**WHAT YOU WILL DO:** Exclude images, then output the remaining data verbatim.

**DATA SECTION:**

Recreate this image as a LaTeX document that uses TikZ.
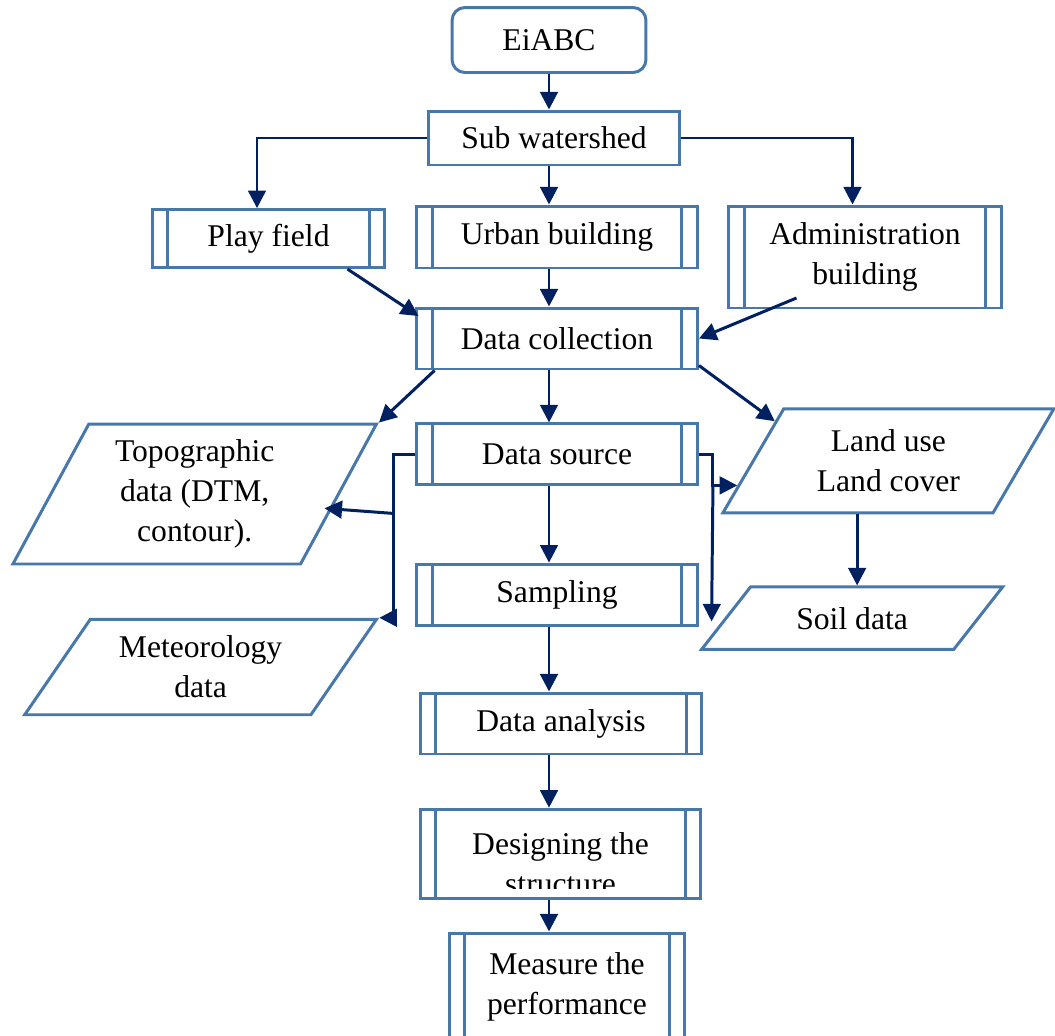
\documentclass[tikz,border=0pt]{standalone}
\usepackage{fontspec}
\setmainfont{Liberation Serif}
\usetikzlibrary{arrows.meta,shapes.geometric,calc}
\definecolor{boxblue}{RGB}{72,120,170}
\definecolor{flownavy}{RGB}{0,32,96}
\begin{document}
\begin{tikzpicture}
    [
    x=0.02cm,y=-0.02cm,
    every node/.style={font=\fontsize{18}{22.6}\selectfont,align=center},
    startbox/.style={draw=boxblue,line width=1.7pt,rounded corners=0.26cm,minimum width=3.88cm,minimum height=1.3cm},
    plainbox/.style={draw=boxblue,line width=1.7pt,minimum width=5.04cm,minimum height=1.08cm},
    procbox/.style={draw=boxblue,line width=1.7pt,minimum width=5.62cm,minimum height=1.22cm,
      path picture={\draw[boxblue,line width=1.7pt]
        ([xshift=0.31cm]path picture bounding box.north west) -- ([xshift=0.31cm]path picture bounding box.south west)
        ([xshift=-0.31cm]path picture bounding box.north east) -- ([xshift=-0.31cm]path picture bounding box.south east);}},
    databox/.style 2 args={draw=boxblue,line width=1.7pt,trapezium,trapezium stretches=true,
      trapezium left angle=#1,trapezium right angle=#2,inner sep=2pt},
    flow/.style={draw=flownavy,line width=1.7pt,-{Triangle[length=10pt,width=10pt]}},
    ]
    \useasboundingbox (0,0) rectangle (1055,1035);
    \node (eiabc) at (549,40) [startbox] {EiABC};
    \node (sub) at (554,138) [plainbox] {Sub watershed};
    \node (play) at (268.5,238.6) [procbox,minimum width=4.66cm,minimum height=1.16cm] {Play field};
    \node (urban) at (557,237) [procbox,minimum height=1.24cm] {Urban building};
    \node (admin) at (865,257) [procbox,minimum width=5.46cm,minimum height=2.04cm] {Administration\\building};
    \node (collect) at (557,338.5) [procbox] {Data collection};
    \node (source) at (557,454.4) [procbox] {Data source};
    \node (sampling) at (557,594.6) [procbox] {Sampling};
    \node (analysis) at (561,723.5) [procbox,minimum width=5.64cm] {Data analysis};
    \node (design) at (560.5,853.7) [procbox,minimum height=1.78cm] {};
    \begin{scope}
      \clip (design.north west) rectangle ($(design.south east)+(0,-11.5)$);
      \node (designtext) at (560.5,864) {Designing the\\structure};
    \end{scope}
    \node (measure) at (567,987) [procbox,minimum width=4.72cm,minimum height=2.16cm] {Measure the\\performance};
    \node (topo) at (194.7,494) [databox={62.6}{117.4},minimum width=7.29cm,minimum height=2.8cm] {Topographic\\data (DTM,\\contour).};
    \node (meteo) at (200.6,667) [databox={53.7}{126.3},minimum width=7.05cm,minimum height=1.91cm] {Meteorology\\data};
    \node (land) at (888.4,460.8) [databox={57.7}{122.3},minimum width=6.62cm,minimum height=2.08cm] {Land use\\Land cover};
    \node (soil) at (852.1,618.2) [databox={45.7}{134.3},minimum width=6.09cm,minimum height=1.25cm] {Soil data};
    \draw[flow] (eiabc.south) -- (sub.north -| eiabc.south);
    \draw[flow] (sub.west) -| ([xshift=-0.23cm]play.north);
    \draw[flow] (sub.east) -| ([xshift=-0.25cm]admin.north);
    \draw[flow] (sub.south -| eiabc.south) -- (urban.north -| eiabc.south);
    \draw[flow] ([xshift=1.58cm]play.south) -- ([shift={(0.07cm,-0.19cm)}]collect.north west);
    \draw[flow] ([shift={(-1.37cm,0.23cm)}]admin.south) -- (collect.east);
    \draw[flow] (urban.south -| eiabc.south) -- (collect.north -| eiabc.south);
    \draw[flow] ([xshift=0.39cm]collect.south west) -- (topo.top right corner);
    \draw[flow] (collect.south -| eiabc.south) -- (source.north -| eiabc.south);
    \draw[flow] ([yshift=0.1cm]collect.south east) -- ($(land.top left corner)!0.13!(land.bottom left corner)$);
    \draw[flow] (source.west) -- ++(-22,0) coordinate (lbus) |- (meteo.top right corner);
    \draw[flow] ($(lbus)+(0,59)$) -- ($(topo.top right corner)!0.6!(topo.bottom right corner)+(-8,0)$);
    \draw[flow] (source.east) -- ++(14,0) coordinate (rbus) |- ($(land.top left corner)!0.73!(land.bottom left corner)$);
    \draw[flow] ($(rbus)+(0,30)$) -- ($(soil.top left corner)!0.55!(soil.bottom left corner)+(-10,0)$);
    \draw[flow] (land.bottom side) -- (land.bottom side |- soil.top side);
    \draw[flow] (source.south -| eiabc.south) -- (sampling.north -| eiabc.south);
    \draw[flow] (sampling.south -| eiabc.south) -- (analysis.north -| eiabc.south);
    \draw[flow] (analysis.south -| eiabc.south) -- (design.north -| eiabc.south);
    \draw[flow] (design.south -| eiabc.south) -- (measure.north -| eiabc.south);
  \end{tikzpicture}
\end{document}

**RESULT:**
Recreate this image as a LaTeX document that uses TikZ.
\documentclass[tikz,border=0pt]{standalone}
\usepackage{fontspec}
\setmainfont{Liberation Serif}
\usetikzlibrary{arrows.meta,shapes.geometric,calc}
\definecolor{boxblue}{RGB}{72,120,170}
\definecolor{flownavy}{RGB}{0,32,96}
\begin{document}
\begin{tikzpicture}
    [
    x=0.02cm,y=-0.02cm,
    every node/.style={font=\fontsize{18}{22.6}\selectfont,align=center},
    startbox/.style={draw=boxblue,line width=1.7pt,rounded corners=0.26cm,minimum width=3.88cm,minimum height=1.3cm},
    plainbox/.style={draw=boxblue,line width=1.7pt,minimum width=5.04cm,minimum height=1.08cm},
    procbox/.style={draw=boxblue,line width=1.7pt,minimum width=5.62cm,minimum height=1.22cm,
      path picture={\draw[boxblue,line width=1.7pt]
        ([xshift=0.31cm]path picture bounding box.north west) -- ([xshift=0.31cm]path picture bounding box.south west)
        ([xshift=-0.31cm]path picture bounding box.north east) -- ([xshift=-0.31cm]path picture bounding box.south east);}},
    databox/.style 2 args={draw=boxblue,line width=1.7pt,trapezium,trapezium stretches=true,
      trapezium left angle=#1,trapezium right angle=#2,inner sep=2pt},
    flow/.style={draw=flownavy,line width=1.7pt,-{Triangle[length=10pt,width=10pt]}},
    ]
    \useasboundingbox (0,0) rectangle (1055,1035);
    \node (eiabc) at (549,40) [startbox] {EiABC};
    \node (sub) at (554,138) [plainbox] {Sub watershed};
    \node (play) at (268.5,238.6) [procbox,minimum width=4.66cm,minimum height=1.16cm] {Play field};
    \node (urban) at (557,237) [procbox,minimum height=1.24cm] {Urban building};
    \node (admin) at (865,257) [procbox,minimum width=5.46cm,minimum height=2.04cm] {Administration\\building};
    \node (collect) at (557,338.5) [procbox] {Data collection};
    \node (source) at (557,454.4) [procbox] {Data source};
    \node (sampling) at (557,594.6) [procbox] {Sampling};
    \node (analysis) at (561,723.5) [procbox,minimum width=5.64cm] {Data analysis};
    \node (design) at (560.5,853.7) [procbox,minimum height=1.78cm] {};
    \begin{scope}
      \clip (design.north west) rectangle ($(design.south east)+(0,-11.5)$);
      \node (designtext) at (560.5,864) {Designing the\\structure};
    \end{scope}
    \node (measure) at (567,987) [procbox,minimum width=4.72cm,minimum height=2.16cm] {Measure the\\performance};
    \node (topo) at (194.7,494) [databox={62.6}{117.4},minimum width=7.29cm,minimum height=2.8cm] {Topographic\\data (DTM,\\contour).};
    \node (meteo) at (200.6,667) [databox={53.7}{126.3},minimum width=7.05cm,minimum height=1.91cm] {Meteorology\\data};
    \node (land) at (888.4,460.8) [databox={57.7}{122.3},minimum width=6.62cm,minimum height=2.08cm] {Land use\\Land cover};
    \node (soil) at (852.1,618.2) [databox={45.7}{134.3},minimum width=6.09cm,minimum height=1.25cm] {Soil data};
    \draw[flow] (eiabc.south) -- (sub.north -| eiabc.south);
    \draw[flow] (sub.west) -| ([xshift=-0.23cm]play.north);
    \draw[flow] (sub.east) -| ([xshift=-0.25cm]admin.north);
    \draw[flow] (sub.south -| eiabc.south) -- (urban.north -| eiabc.south);
    \draw[flow] ([xshift=1.58cm]play.south) -- ([shift={(0.07cm,-0.19cm)}]collect.north west);
    \draw[flow] ([shift={(-1.37cm,0.23cm)}]admin.south) -- (collect.east);
    \draw[flow] (urban.south -| eiabc.south) -- (collect.north -| eiabc.south);
    \draw[flow] ([xshift=0.39cm]collect.south west) -- (topo.top right corner);
    \draw[flow] (collect.south -| eiabc.south) -- (source.north -| eiabc.south);
    \draw[flow] ([yshift=0.1cm]collect.south east) -- ($(land.top left corner)!0.13!(land.bottom left corner)$);
    \draw[flow] (source.west) -- ++(-22,0) coordinate (lbus) |- (meteo.top right corner);
    \draw[flow] ($(lbus)+(0,59)$) -- ($(topo.top right corner)!0.6!(topo.bottom right corner)+(-8,0)$);
    \draw[flow] (source.east) -- ++(14,0) coordinate (rbus) |- ($(land.top left corner)!0.73!(land.bottom left corner)$);
    \draw[flow] ($(rbus)+(0,30)$) -- ($(soil.top left corner)!0.55!(soil.bottom left corner)+(-10,0)$);
    \draw[flow] (land.bottom side) -- (land.bottom side |- soil.top side);
    \draw[flow] (source.south -| eiabc.south) -- (sampling.north -| eiabc.south);
    \draw[flow] (sampling.south -| eiabc.south) -- (analysis.north -| eiabc.south);
    \draw[flow] (analysis.south -| eiabc.south) -- (design.north -| eiabc.south);
    \draw[flow] (design.south -| eiabc.south) -- (measure.north -| eiabc.south);
  \end{tikzpicture}
\end{document}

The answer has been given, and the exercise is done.